Potty Manners- the dog is able to do their business on cue, in a variety of locations and on any surface available, including but not limited to concrete, pea gravel, artificial turf, grass, rocks, wood chips and pavement. While the dog must be able to eliminate where and when the option is available, the dog must understand when not to eliminate as well; house training extends to public areas so the dog is able to hold their movements up to 8 hours if needed. The dog must be able to eliminate off and on leash (as short as 3 feet) while the handler remains in one place.
Toys- playing with toys is highly encouraged. Ideally, the dog will be able to self-entertain with items such as bones and Kongs and can practice parallel play around other dogs. It is important that the dog learns proper play and does not engage in keep-away, stealing, guarding toys as well as understands what items are appropriate toys vs household items. Dogs should learn to “trade” one toy for another (or for a treat) with their handler. Playing fetch and tug with the handler are excellent for relationship building and exercise.

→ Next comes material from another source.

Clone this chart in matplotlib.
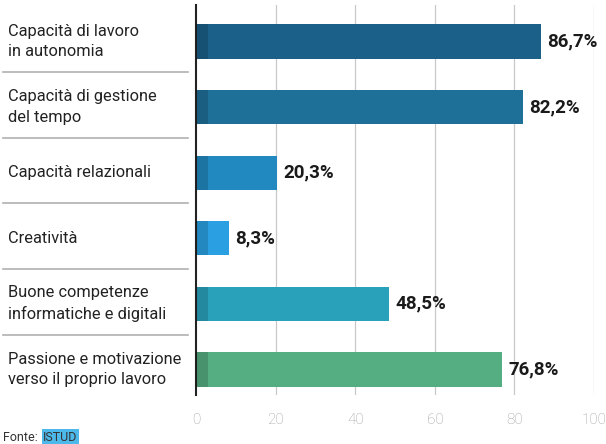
import matplotlib.pyplot as plt

# data
labels = ['Capacità di lavoro\nin autonomia',
          'Capacità di gestione\ndel tempo',
          'Capacità relazionali',
          'Creatività',
          'Buone competenze\ninformatiche e digitali',
          'Passione e motivazione\nverso il proprio lavoro']
values = [86.7, 82.2, 20.3, 8.3, 48.5, 76.8]
value_text = ['86,7%', '82,2%', '20,3%', '8,3%', '48,5%', '76,8%']
colors = ['#1b6089', '#1f7099', '#2189c0', '#2a9fe2', '#2aa1ba', '#55ad82']
ticks = [0, 20, 40, 60, 80, 100]

plt.rcParams['font.family'] = ['Roboto', 'DejaVu Sans']

fig = plt.figure(figsize=(6.06, 4.44), dpi=100)
ax = fig.add_axes([0.3234, 0.1104, 0.657, 0.8783])

for x in ticks[1:]:
    ax.axvline(x, color='#c8c8c8', lw=0.9, zorder=0)

ypos = list(range(len(values)))
ax.barh(ypos, values, height=0.52, color=colors, zorder=2)
# darker stub at the start of each bar
ax.barh(ypos, [3] * len(values), height=0.52, color='black', alpha=0.15, zorder=3)

for y, v, t in zip(ypos, values, value_text):
    ax.text(v + 1.6, y, t, va='center', ha='left', fontsize=13.5,
            fontweight='bold', color='#1a1a1a')

ax.set_xlim(0, 100)
ax.set_ylim(5.389, -0.556)
ax.set_xticks(ticks)
ax.set_xticklabels([str(t) for t in ticks], color='#a0a0a0', fontsize=11,
                   fontweight='light')
ax.tick_params(axis='x', length=0, pad=13)
ax.set_yticks([])
for s in ['top', 'right', 'bottom']:
    ax.spines[s].set_visible(False)
ax.spines['left'].set_color('#222222')
ax.spines['left'].set_linewidth(1.5)

# category labels and separators on the left
for i, lab in enumerate(labels):
    yc = 1 - (41.5 + 65.6 * i) / 444
    fig.text(8 / 606, yc, lab, va='center', ha='left', fontsize=11.8,
             color='#222222', linespacing=1.45)
    if i < len(labels) - 1:
        ys = 1 - (72 + 65.7 * i) / 444
        fig.add_artist(plt.Line2D([3 / 606, 188 / 606], [ys, ys],
                                  color='#b0b0b0', lw=1.2,
                                  transform=fig.transFigure))

fig.text(3 / 606, 1 - 437 / 444, 'Fonte:', va='center', ha='left',
         fontsize=9, color='#333333')
fig.text(43 / 606, 1 - 437 / 444, 'ISTUD', va='center', ha='left',
         fontsize=9, color='#333333',
         bbox=dict(boxstyle='square,pad=0.12', fc='#4db8ea', ec='none'))

fig.savefig('out.png', dpi=100)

Transitions- the dog will encounter and must react appropriately to boundary types, such as doorways, entries, stairways, elevators and flooring changes. It is important that the dog is exposed to as many types of transitions as possible to ensure their familiarity and comfort as well as the proper etiquette. Often, transitions occur at the end of a “runway” (hallway, aisle, or other type of funnel), which can implore the dog to bolt or pull forward at the end. The dog should instead learn to attend to the handler, and calmly pass through when cued to do so.
Transportation- It is important that the dog is exposed to as many types of transportation as possible to ensure their familiarity and comfort as well as the proper etiquette. Suggested modes of transportation for passage may include car, truck or SUV, bus, tram, light rail, and trains. Please ensure the dog observes the use of skateboards, bicycles, motorcycles and scooters, as well as emergency vehicles.